There’s a touch of central casting to the six characters; the attractive actress, the gossipy housewife, the nerd, the handsome womaniser who considers himself the “life and soul”. The three couples don’t particularly like one another. Dinners, drinks, coffees are all borne out of a sense of obligation, the feeling that once one couple has played host the others are duty bound to take their turn.

Dialogue is perfectly pitched, much of it a very believable chitchat only slightly elevated above small talk. It is a credit to Billingham’s skill as a writer that his characters reveal so much to the reader when blethering around the dinner table while revealing so little to one another.

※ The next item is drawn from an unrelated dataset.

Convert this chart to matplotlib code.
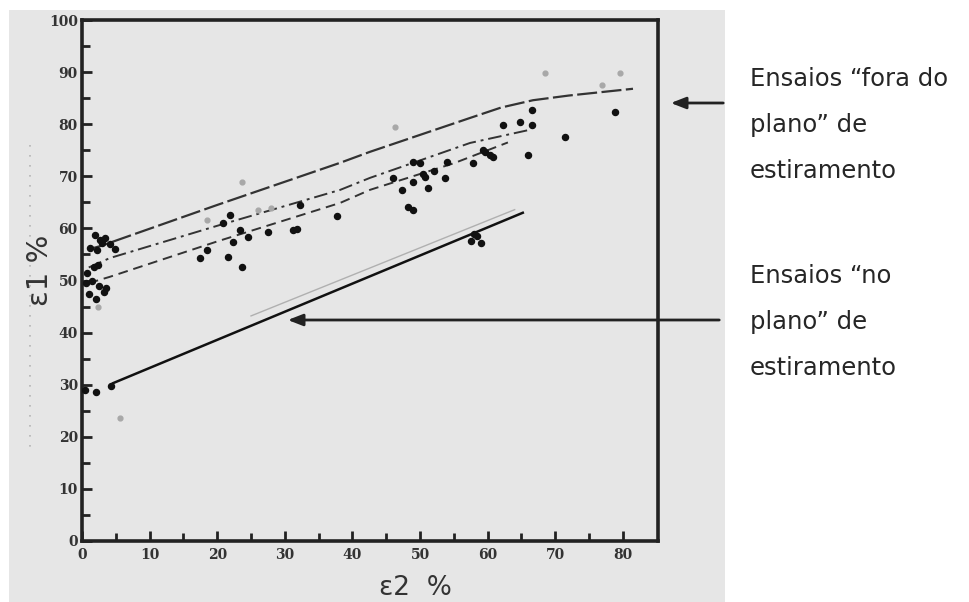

Divided into sections examining each couple as they host a dinner party, anonymous, first-person observations from the killer pop up between chapters. These interludes make it clear that the murders are the work of a calculating psychopath, and the fact that the reader knows that person is one of the six pals discussing good schools and house extensions makes them all the more chilling and compelling.

However, the murders themselves, the discovery of the bodies and the glimpses into the mind of the killer all play second fiddle to the insights into these six characters, none of whom are particularly likeable. There are no suspicions in the group that the killer might be sitting among them, but nonetheless as they get to know one another they don’t like what they see.

Billingham does little to attempt to entice the reader to guess the identity of the killer; all six “friends” tell small lies to the police, all have their sadnesses and their secrets. Almost any one of them seems capable of murder and any reader trying to guess the culprit’s identity will be doing so to the very end.